International health regulations- What are they and India’s position?

Misba Sayed

III/I

Grant medical college, Mumbai

2003- SARS

2009- Swine flu

2012- MERS

2014- Ebola

2015- Zika

2019- Covid19

A disease travelling worldwide, an atmosphere of fear, a sense of vulnerability, all wreaking havoc in societies all across the world. Yes, one such disease can create a havoc because death and distress is not the only thing it causes, it impacts people and resources all over the world leaving repercussions for years to come. These 6 are the most recent ones but such pandemics have been affecting us since a long time. The scariest aspect of these diseases is the fact that they jump across countries, across continents affecting and killing a large number of people before the healthcare systems even have the time to comprehend and control the situation. It was to tackle these issues, restrict and prevent the spread and assist all countries in doing so that the International health regulations were born.

Following the cholera epidemics in Europe in 1830 and 1847, the International sanitary regulations were adapted by the International Sanitary conference held in Paris in 1851. As the WHO came about in 1948, the ISR were revised and renamed as the International health regulations. They were amended in 1973. Following another amendment they finally entered into force on 15th June, 2007 and are binding on 196 countries including the 194 member states 0f WHO.

The functions of IHR could be divided into-

1. Notification
2. Development of national core capacities
3. Recommended measures
4. International trade and travel regulations

The most important aspect is that every member state has the duty to notify the WHO about every single event which constitutes a public health emergency of international concern (PHEIC). The IHR list 4 criteria to asses whether an event is notifiable to WHO;

Is the public health impact of the event serious?
Is the event unusual or unexpected?
Is there a significant risk of international spread?
Is there a significant risk of international restrictions to travel and trade?

The notification must be done within 24 hours of detecting and assessing such an event. The states are required to notify the regional WHO contact points through the National IHR focal points. These focal and contact points have to remain available 24 hours a day for seven days. Currently there are 193 focal points and 6 contact points.

In order for countries to be able to efficiently and effectively detect such events, they need to have adequate surveillance capacities and infrastructure. The IHR lays down the standards for such core capacities which every state is required to develop including legislations like national plans.

Upon notifying, the WHO and the state party jointly asses the event to understand the nature and extent of the risks. The director general, assisted by the Emergency committee of WHO, declares the event to be a PHEIC after a thorough review. The WHO also maintains an IHR information site to facilitate proper information sharing to all state parties which is accessible by the national IHR focal points. The WHO then gives recommendations and also develops appropriate response and containment strategies.

The most important part about containment is to prevent the international spread. This is especially relevant in today’s scenario as trade and travel form an important part of economic obligations of every country.
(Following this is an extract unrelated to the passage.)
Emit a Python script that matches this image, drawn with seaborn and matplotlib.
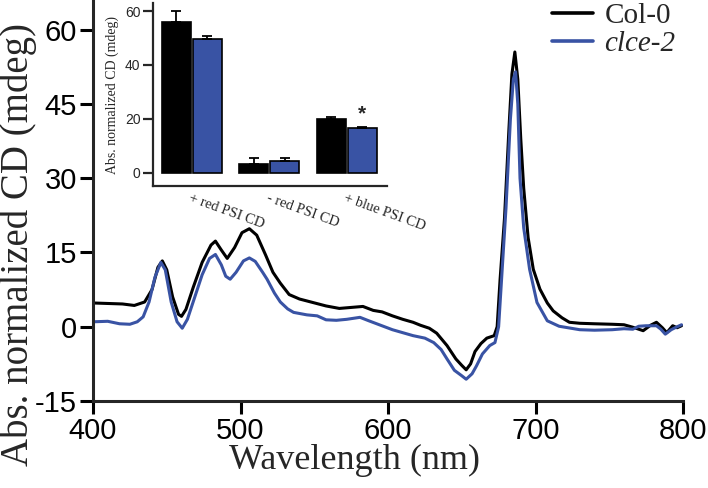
import numpy as np
import pandas as pd
import seaborn as sns
import matplotlib.pyplot as plt
from matplotlib.lines import Line2D

# CD spectra (wavelength nm -> mdeg)
col0_wl = [400, 410, 420, 428, 435, 440, 444, 447, 450, 454, 458, 460, 463, 468, 474, 480, 483, 487, 491,
           496, 501, 506, 511, 517, 522, 527, 533, 540, 549, 558, 567, 575, 583, 590, 596, 603, 610, 617,
           622, 628, 633, 640, 646, 650, 653, 656, 659, 663, 667, 672, 674, 676, 679, 682, 684, 686, 688,
           690, 692, 695, 698.5, 703, 708, 712, 718, 723, 730, 740, 752, 760, 766, 773, 778, 782, 786,
           789, 793, 796, 799]
col0_cd = [4.8, 4.7, 4.6, 4.3, 5.0, 7.5, 12, 13.3, 11.5, 6, 2.5, 2.1, 3.5, 8, 13, 16.5, 17.3, 15.5, 13.8,
           16, 19, 19.8, 18.5, 14.5, 11, 8.8, 6.5, 5.6, 4.9, 4.2, 3.7, 3.9, 4.1, 3.3, 3.0, 2.2, 1.5, 0.9,
           0.3, -0.3, -1.3, -3.8, -6.5, -7.8, -8.7, -7.5, -5, -3.4, -2.3, -1.8, 0, 9.6, 22, 40, 51, 55.5, 50,
           38, 28, 18, 11.6, 7.6, 4.8, 3.2, 1.8, 0.9, 0.7, 0.6, 0.5, 0.4, -0.1, -0.8, 0.3, 0.9, -0.2,
           -1.2, 0.2, -0.2, 0.2]

clce_wl = [400, 410, 418, 425, 430, 434, 438, 442, 446, 449, 453, 457, 460.5, 464, 469, 474, 479, 483, 487,
           490, 493, 497, 502, 506, 510, 515, 518, 523, 527, 532, 536, 545, 552, 558, 565, 572, 581, 587,
           595, 603, 610, 617, 625, 631, 636, 640, 645, 650, 653, 657, 660, 664, 669, 672.5, 675, 677, 680,
           683, 685, 686.5, 688, 689.5, 692, 696, 701, 708, 716, 730, 740, 752, 760, 766, 770, 775, 782,
           785, 788, 792, 796, 799]
clce_cd = [1.0, 1.1, 0.6, 0.5, 1.0, 2.0, 5, 10, 13.0, 11.5, 5, 1, -0.3, 1.5, 6, 10.5, 13.8, 14.6, 12.5,
           10.2, 9.6, 11, 13.3, 13.9, 13.2, 11, 9.6, 6.8, 5.0, 3.6, 2.9, 2.4, 2.2, 1.4, 1.3, 1.5, 1.9, 1.2,
           0.3, -0.6, -1.2, -1.8, -2.3, -3.2, -4.6, -6.5, -8.8, -9.9, -10.6, -9.5, -7.9, -5.5, -3.8, -3.2, 0,
           9.6, 24, 42, 50, 51.5, 45, 30, 20, 11.6, 4.9, 1.2, 0.1, -0.6, -0.7, -0.6, -0.4, -0.5, 0.1, 0.2,
           0.2, -0.5, -1.5, -0.6, 0.0, 0.4]

# inset bars
conditions = ["+ red PSI CD", "- red PSI CD", "+ blue PSI CD"]
col0_mean = [56.0, 3.1, 19.9]
col0_err = [4.1, 2.2, 0.6]
clce_mean = [49.5, 4.2, 16.5]
clce_err = [1.2, 1.1, 0.5]

BLACK = "#000000"
BLUE = "#3953a4"

sns.set_style("ticks")
plt.rcParams["font.family"] = ["Liberation Sans", "DejaVu Sans"]
plt.rcParams["axes.unicode_minus"] = False
serif = ["Liberation Serif", "DejaVu Serif"]

fig = plt.figure(figsize=(7.08, 4.88), dpi=100)
ax = fig.add_axes([93 / 708, 87 / 488, 590 / 708, 401 / 488])

sns.lineplot(x=col0_wl, y=col0_cd, color=BLACK, linewidth=2.2, ax=ax)
sns.lineplot(x=clce_wl, y=clce_cd, color=BLUE, linewidth=2.2, ax=ax)

ax.set_xlim(400, 800)
ax.set_ylim(-15, 66)
ax.set_xticks([400, 500, 600, 700, 800])
ax.set_yticks([-15, 0, 15, 30, 45, 60])
sns.despine(ax=ax)
for s in ["left", "bottom"]:
    ax.spines[s].set_linewidth(2.2)
ax.tick_params(direction="out", length=9.5, width=2.2, labelsize=21, pad=2, colors="black")
ax.set_xlabel("Wavelength (nm)", family=serif, fontsize=26)
ax.set_ylabel("Abs. normalized CD (mdeg)", family=serif, fontsize=28)
ax.xaxis.set_label_coords(0.444, -0.108)
ax.yaxis.set_label_coords(-0.095, 0.39)

handles = [Line2D([], [], color=BLACK, lw=2.6), Line2D([], [], color=BLUE, lw=2.6)]
leg = ax.legend(handles, ["Col-0", "clce-2"], loc="upper right", bbox_to_anchor=(1.012, 1.03),
                frameon=False, prop={"family": serif, "size": 21}, handlelength=1.4,
                handletextpad=0.4, labelspacing=0.05, borderpad=0)
leg.get_texts()[1].set_fontstyle("italic")

# inset bar chart
bars = pd.DataFrame({
    "condition": conditions * 2,
    "genotype": ["Col-0"] * 3 + ["clce-2"] * 3,
    "value": col0_mean + clce_mean,
})
ins = fig.add_axes([153 / 708, 302 / 488, 234 / 708, 183 / 488])
ins.set_facecolor("none")
sns.barplot(data=bars, x="condition", y="value", hue="genotype", palette=[BLACK, BLUE],
            saturation=1, edgecolor="black", linewidth=1.2, errorbar=None, width=0.8,
            gap=0.06, legend=False, ax=ins)
errs = col0_err + clce_err
means = col0_mean + clce_mean
for p, m, e in zip(ins.patches, means, errs):
    xc = p.get_x() + p.get_width() / 2
    ins.errorbar(xc, m, yerr=[[0], [e]], color="black", capsize=3.5, elinewidth=1.3,
                 capthick=1.3, zorder=3)
ins.text(2.2, 18.3, "*", ha="center", va="bottom", fontsize=15, fontweight="bold")
ins.set_ylim(-5, 63)
ins.set_xlim(-0.5, 2.52)
ins.set_yticks([0, 20, 40, 60])
sns.despine(ax=ins)
for s in ["left", "bottom"]:
    ins.spines[s].set_linewidth(1.6)
ins.tick_params(axis="y", direction="out", length=7, width=1.6, labelsize=10, pad=2)
ins.tick_params(axis="x", length=0, pad=4)
ins.set_xticks(range(3))
ins.set_xticklabels(conditions, rotation=-20, ha="left", rotation_mode="anchor",
                    family=serif, fontsize=10.5)
ins.set_xlabel("")
ins.set_ylabel("Abs. normalized CD (mdeg)", family=serif, fontsize=10)

fig.savefig("out.png", dpi=100)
Further, the world today is a small place, every region is accessible with multiple modes of transport. So, the IHR focuses at international airports, ports as well as ground crossings. States are required to designate these points of entry to develop certain core capacities. These include appropriate medical services with diagnostic capacities, services for transport of ill persons, maintenance of plan and facilities to apply emergency measures such as quarantine. This ensures that these points of entry are equipped to handle a variety of public health emergencies.

 

 

India’s position

Let’s see how India is implementing the IHR to tackle the corona virus.

The covid19 after first being detected in china has now spread to over 90 countries with 101,923 cases and 3486 deaths. As of 08/03/20, the Indian health ministry has reported the total number of cases to be 34.
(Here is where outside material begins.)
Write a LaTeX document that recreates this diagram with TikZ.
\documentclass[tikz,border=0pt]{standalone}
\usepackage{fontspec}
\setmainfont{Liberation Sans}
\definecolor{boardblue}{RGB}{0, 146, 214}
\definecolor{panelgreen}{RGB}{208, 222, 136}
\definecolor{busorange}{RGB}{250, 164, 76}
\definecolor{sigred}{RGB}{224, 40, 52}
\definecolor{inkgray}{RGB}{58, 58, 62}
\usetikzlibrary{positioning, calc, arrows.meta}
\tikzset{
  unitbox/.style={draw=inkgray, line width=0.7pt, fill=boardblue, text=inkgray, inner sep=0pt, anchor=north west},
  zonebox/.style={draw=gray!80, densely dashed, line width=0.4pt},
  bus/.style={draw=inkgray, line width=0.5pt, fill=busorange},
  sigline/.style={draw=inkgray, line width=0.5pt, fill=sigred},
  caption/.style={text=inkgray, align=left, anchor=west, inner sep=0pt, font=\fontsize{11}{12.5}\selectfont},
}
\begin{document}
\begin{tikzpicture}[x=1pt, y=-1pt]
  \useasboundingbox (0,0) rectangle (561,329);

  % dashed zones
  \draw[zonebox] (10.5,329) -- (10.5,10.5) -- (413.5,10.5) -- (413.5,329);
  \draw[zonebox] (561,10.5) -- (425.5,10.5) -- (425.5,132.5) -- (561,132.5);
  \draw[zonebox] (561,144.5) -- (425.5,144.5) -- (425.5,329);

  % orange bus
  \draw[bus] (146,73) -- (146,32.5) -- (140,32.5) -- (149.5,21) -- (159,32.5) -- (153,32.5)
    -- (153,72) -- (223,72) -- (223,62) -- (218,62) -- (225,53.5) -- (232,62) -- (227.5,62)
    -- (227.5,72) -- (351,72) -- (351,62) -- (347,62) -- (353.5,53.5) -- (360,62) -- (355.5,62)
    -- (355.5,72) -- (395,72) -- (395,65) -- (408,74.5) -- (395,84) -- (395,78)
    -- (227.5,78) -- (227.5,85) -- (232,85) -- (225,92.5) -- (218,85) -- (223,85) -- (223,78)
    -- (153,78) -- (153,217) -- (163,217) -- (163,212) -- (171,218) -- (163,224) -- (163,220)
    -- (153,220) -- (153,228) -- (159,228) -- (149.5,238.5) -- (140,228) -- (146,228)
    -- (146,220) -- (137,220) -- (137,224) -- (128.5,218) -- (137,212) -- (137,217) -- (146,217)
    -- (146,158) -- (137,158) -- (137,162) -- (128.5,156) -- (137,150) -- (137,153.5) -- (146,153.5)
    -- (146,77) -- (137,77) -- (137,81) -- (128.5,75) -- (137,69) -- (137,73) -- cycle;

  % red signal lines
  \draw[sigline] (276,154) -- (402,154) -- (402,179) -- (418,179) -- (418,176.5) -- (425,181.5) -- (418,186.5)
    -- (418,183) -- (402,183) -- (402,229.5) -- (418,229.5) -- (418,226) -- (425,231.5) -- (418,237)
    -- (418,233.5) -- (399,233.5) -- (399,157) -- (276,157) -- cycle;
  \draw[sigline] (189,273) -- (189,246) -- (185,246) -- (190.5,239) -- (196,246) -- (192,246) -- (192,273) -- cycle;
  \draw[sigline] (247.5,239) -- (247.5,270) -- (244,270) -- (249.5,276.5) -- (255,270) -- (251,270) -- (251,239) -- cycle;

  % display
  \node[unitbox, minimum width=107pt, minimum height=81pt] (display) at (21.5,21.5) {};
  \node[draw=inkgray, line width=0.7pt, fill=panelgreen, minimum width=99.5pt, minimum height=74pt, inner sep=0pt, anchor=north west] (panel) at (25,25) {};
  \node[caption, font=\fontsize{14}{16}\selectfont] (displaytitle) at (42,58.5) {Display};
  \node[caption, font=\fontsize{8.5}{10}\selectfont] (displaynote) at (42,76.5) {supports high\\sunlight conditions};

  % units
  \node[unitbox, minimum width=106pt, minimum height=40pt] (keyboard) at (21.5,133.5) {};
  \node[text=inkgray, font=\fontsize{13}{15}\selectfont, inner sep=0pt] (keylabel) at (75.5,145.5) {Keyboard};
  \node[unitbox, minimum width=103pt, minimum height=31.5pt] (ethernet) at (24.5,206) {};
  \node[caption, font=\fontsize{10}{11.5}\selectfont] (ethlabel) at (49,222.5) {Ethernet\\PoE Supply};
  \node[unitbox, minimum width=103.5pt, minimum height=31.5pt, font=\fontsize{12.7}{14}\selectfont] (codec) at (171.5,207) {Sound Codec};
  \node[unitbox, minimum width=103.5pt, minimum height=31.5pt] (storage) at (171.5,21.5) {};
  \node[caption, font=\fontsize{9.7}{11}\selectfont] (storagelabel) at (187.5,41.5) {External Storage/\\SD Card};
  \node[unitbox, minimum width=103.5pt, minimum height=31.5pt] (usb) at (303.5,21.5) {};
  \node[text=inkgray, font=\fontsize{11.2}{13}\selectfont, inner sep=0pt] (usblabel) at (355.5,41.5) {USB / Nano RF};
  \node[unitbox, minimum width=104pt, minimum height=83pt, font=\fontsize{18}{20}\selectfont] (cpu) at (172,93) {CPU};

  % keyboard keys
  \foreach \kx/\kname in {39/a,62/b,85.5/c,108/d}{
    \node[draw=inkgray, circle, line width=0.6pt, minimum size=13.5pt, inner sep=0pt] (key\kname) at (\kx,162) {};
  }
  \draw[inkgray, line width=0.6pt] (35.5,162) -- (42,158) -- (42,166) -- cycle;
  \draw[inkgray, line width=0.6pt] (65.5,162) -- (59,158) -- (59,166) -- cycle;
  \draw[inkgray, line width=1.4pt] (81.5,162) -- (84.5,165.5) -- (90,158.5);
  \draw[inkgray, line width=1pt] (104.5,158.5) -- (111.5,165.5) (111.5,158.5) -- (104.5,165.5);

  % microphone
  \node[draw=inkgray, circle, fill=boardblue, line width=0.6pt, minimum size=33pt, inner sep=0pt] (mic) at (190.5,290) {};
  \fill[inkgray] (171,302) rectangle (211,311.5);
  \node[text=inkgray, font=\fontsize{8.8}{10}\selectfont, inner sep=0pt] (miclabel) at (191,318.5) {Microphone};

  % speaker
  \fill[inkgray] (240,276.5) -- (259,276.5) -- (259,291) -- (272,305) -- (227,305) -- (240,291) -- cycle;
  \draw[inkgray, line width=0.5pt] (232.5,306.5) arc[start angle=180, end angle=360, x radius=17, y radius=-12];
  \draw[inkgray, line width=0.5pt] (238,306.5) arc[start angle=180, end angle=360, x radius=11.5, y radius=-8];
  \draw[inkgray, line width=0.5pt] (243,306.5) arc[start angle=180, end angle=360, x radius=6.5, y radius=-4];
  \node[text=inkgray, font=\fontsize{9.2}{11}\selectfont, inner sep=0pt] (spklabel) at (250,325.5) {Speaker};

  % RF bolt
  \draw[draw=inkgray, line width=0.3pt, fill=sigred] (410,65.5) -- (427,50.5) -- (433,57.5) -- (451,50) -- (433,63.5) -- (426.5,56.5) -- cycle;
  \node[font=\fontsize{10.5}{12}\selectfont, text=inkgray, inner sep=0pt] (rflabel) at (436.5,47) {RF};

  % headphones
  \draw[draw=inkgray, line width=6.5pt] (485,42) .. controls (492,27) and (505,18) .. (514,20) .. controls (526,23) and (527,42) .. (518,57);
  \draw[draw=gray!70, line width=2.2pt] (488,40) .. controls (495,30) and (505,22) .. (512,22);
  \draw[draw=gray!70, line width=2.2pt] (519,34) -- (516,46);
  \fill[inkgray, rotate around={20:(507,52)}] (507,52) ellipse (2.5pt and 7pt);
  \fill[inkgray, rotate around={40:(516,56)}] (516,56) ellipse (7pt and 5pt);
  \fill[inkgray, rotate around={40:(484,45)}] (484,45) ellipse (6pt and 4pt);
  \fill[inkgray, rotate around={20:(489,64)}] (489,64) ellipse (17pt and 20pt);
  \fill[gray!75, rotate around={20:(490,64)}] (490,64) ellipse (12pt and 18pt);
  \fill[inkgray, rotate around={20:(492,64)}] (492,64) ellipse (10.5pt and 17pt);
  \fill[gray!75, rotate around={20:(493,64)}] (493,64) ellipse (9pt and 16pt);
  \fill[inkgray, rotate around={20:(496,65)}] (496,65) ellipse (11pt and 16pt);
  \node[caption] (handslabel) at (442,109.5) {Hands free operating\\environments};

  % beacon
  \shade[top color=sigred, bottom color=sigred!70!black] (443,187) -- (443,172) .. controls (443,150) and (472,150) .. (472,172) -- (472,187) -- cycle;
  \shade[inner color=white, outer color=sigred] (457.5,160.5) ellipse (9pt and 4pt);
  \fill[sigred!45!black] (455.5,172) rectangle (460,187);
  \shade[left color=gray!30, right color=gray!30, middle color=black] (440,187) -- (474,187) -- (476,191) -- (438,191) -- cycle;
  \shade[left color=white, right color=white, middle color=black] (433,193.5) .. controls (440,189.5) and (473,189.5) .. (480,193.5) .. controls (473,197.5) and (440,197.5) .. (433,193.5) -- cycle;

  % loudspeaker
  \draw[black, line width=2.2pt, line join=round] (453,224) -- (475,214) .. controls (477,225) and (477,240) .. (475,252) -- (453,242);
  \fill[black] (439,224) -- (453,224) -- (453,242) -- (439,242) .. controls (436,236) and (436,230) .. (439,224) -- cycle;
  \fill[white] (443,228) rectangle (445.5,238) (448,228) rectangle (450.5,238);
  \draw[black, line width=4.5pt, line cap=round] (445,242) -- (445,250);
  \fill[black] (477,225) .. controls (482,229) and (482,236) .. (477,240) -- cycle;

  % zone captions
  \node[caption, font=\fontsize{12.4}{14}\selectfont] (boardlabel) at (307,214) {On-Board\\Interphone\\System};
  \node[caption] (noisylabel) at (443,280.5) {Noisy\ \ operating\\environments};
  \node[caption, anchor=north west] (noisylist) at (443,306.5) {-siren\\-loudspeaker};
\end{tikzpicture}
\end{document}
Screening is being done in India at 30 airports having international operations. A total of 7,26,122 passengers have been screened so far from 7,108 flights. All passengers are required to fill the self reporting form.

First, thermal screening is done at the airports ,ports and ground crossing. The individuals with fever are picked out by this and sent to the designated hospitals for further tests. The patients are isolated for 14-21 days till the test results are received. If positive, the patient is sent for treatment and all their contacts are traced,with whom the same procedure is followed.
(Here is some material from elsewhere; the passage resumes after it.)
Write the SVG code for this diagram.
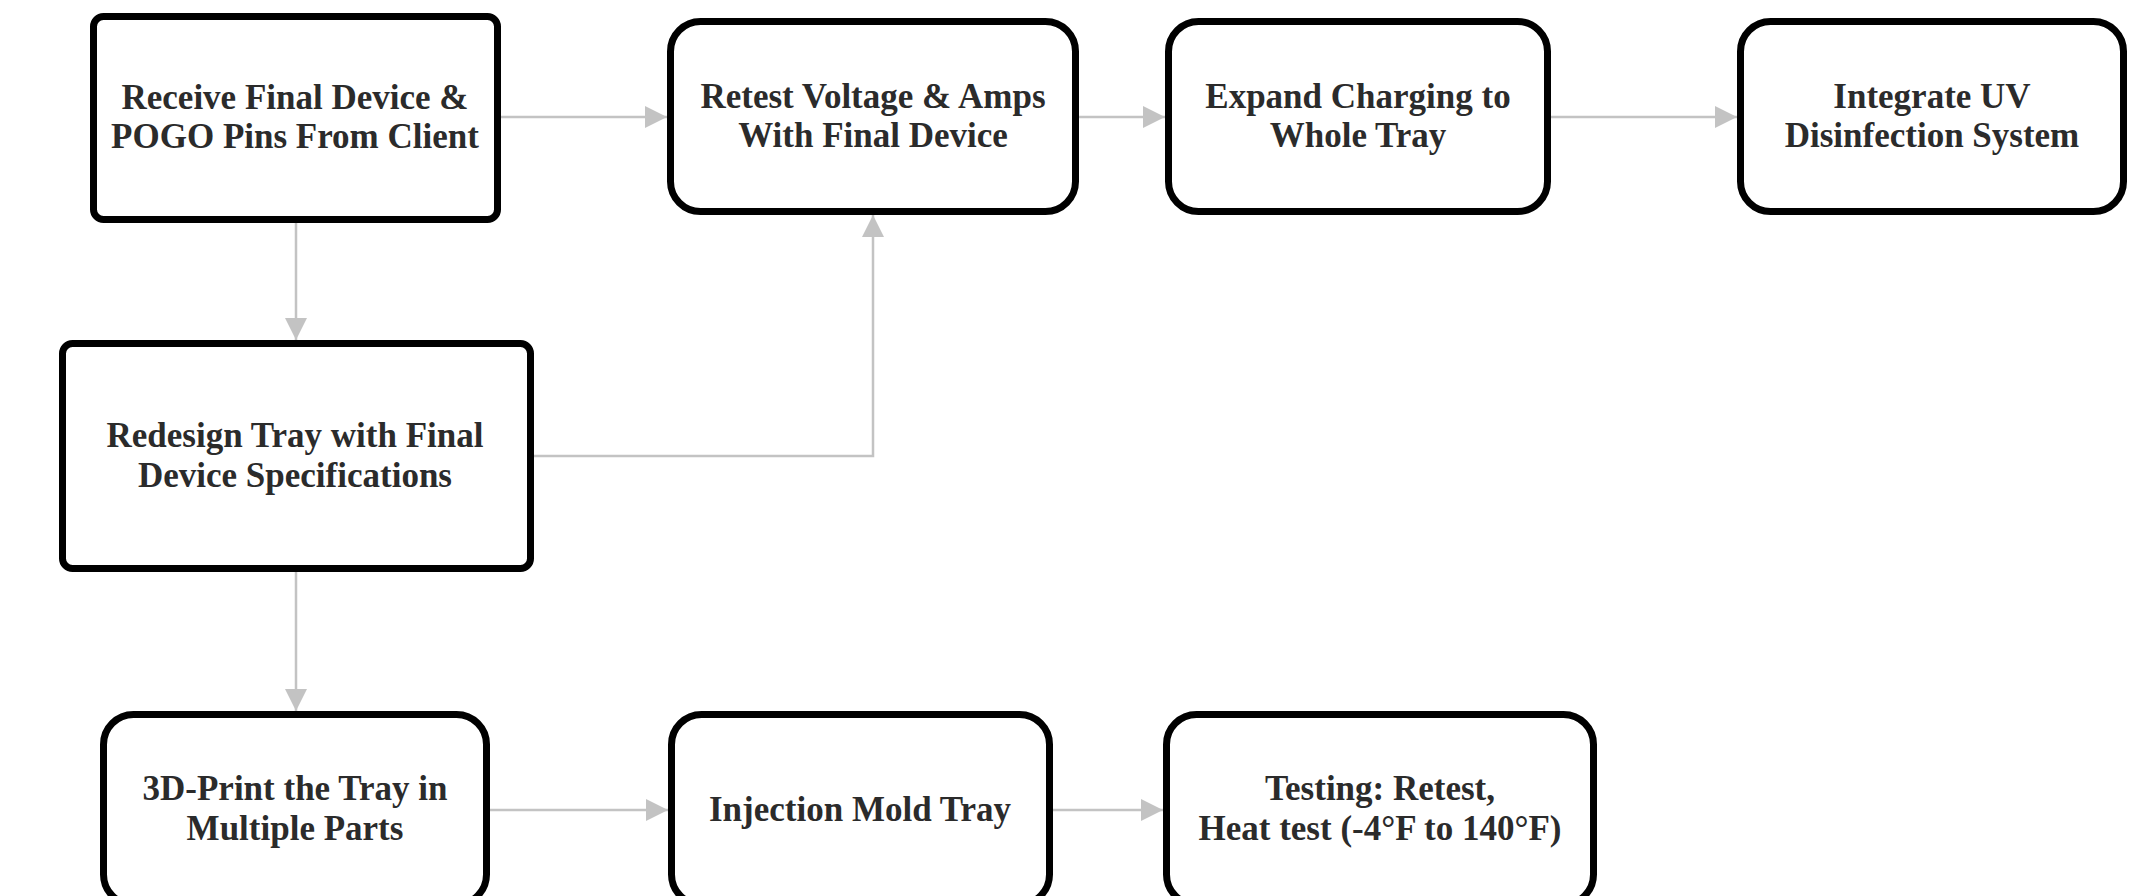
<svg xmlns="http://www.w3.org/2000/svg" width="2148" height="896" viewBox="0 0 2148 896">
<defs>
<style>
.box{fill:#ffffff;stroke:#000000;stroke-width:7}
.lbl{font-family:"Liberation Serif","Times New Roman",serif;font-weight:bold;font-size:35px;fill:#2b2b2b;text-anchor:middle}
.conn{fill:none;stroke:#c3c3c3;stroke-width:2.5}
</style>
<marker id="arr" markerUnits="userSpaceOnUse" markerWidth="22" markerHeight="22" refX="22" refY="11" orient="auto">
<path d="M0,0 L22,11 L0,22 z" fill="#c3c3c3"/>
</marker>
</defs>
<rect x="0" y="0" width="2148" height="896" fill="#ffffff"/>
<g id="connectors">
<path class="conn" d="M501,117 H667" marker-end="url(#arr)"/>
<path class="conn" d="M1079,117 H1165" marker-end="url(#arr)"/>
<path class="conn" d="M1551,117 H1737" marker-end="url(#arr)"/>
<path class="conn" d="M296,223 V340" marker-end="url(#arr)"/>
<path class="conn" d="M534,456 H873 V215" marker-end="url(#arr)"/>
<path class="conn" d="M296,572 V711" marker-end="url(#arr)"/>
<path class="conn" d="M490,810 H668" marker-end="url(#arr)"/>
<path class="conn" d="M1053,810 H1163" marker-end="url(#arr)"/>
</g>
<g id="node-receive">
<rect class="box" x="93.5" y="16.5" width="404" height="203" rx="10"/>
<text class="lbl" x="295" y="109">Receive Final Device &amp;</text>
<text class="lbl" x="295" y="148">POGO Pins From Client</text>
</g>
<g id="node-retest">
<rect class="box" x="670.5" y="21.5" width="405" height="190" rx="30"/>
<text class="lbl" x="873" y="108">Retest Voltage &amp; Amps</text>
<text class="lbl" x="873" y="147">With Final Device</text>
</g>
<g id="node-expand">
<rect class="box" x="1168.5" y="21.5" width="379" height="190" rx="30"/>
<text class="lbl" x="1358" y="108">Expand Charging to</text>
<text class="lbl" x="1358" y="147">Whole Tray</text>
</g>
<g id="node-uv">
<rect class="box" x="1740.5" y="21.5" width="383" height="190" rx="30"/>
<text class="lbl" x="1932" y="108">Integrate UV</text>
<text class="lbl" x="1932" y="147">Disinfection System</text>
</g>
<g id="node-redesign">
<rect class="box" x="62.5" y="343.5" width="468" height="225" rx="10"/>
<text class="lbl" x="295" y="447">Redesign Tray with Final</text>
<text class="lbl" x="295" y="487">Device Specifications</text>
</g>
<g id="node-3dprint">
<rect class="box" x="103.5" y="714.5" width="383" height="190" rx="30"/>
<text class="lbl" x="295" y="800">3D-Print the Tray in</text>
<text class="lbl" x="295" y="840">Multiple Parts</text>
</g>
<g id="node-injection">
<rect class="box" x="671.5" y="714.5" width="378" height="190" rx="30"/>
<text class="lbl" x="860" y="821">Injection Mold Tray</text>
</g>
<g id="node-testing">
<rect class="box" x="1166.5" y="714.5" width="427" height="190" rx="30"/>
<text class="lbl" x="1380" y="800">Testing: Retest,</text>
<text class="lbl" x="1380" y="840">Heat test (-4°F to 140°F)</text>
</g>
</svg>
The health ministry has provided all states with the Containment action plan and conducted a national level training workshop for all hospitals on the management of covid19. Officers have been designated for every state to review their preparedness.

52 laboratories are currently operational for testing for covid19 and have been provided by the necessary equipment and materials.

International spread is being restricted by suspending visas to nationals from Italy, South Korea and Japan and Indians citizens have been advised to avoid travelling to the same locations.

Apart from this, the general public is being educated about the preventive measures.

Times like these are when there is an atmosphere of panic everywhere, people don’t know what to do. There is much uncertainty even amongst the healthcare personnel especially in the developing countries with limited resources who themselves are at high risk of contracting the infection. The virus is new, the disease unknown and it’s like grappling with the killer in the dark. It is at such times that the IHR provide a beacon of light, unite all countries in tackling the issue with complete cooperation, harmony and efficiency.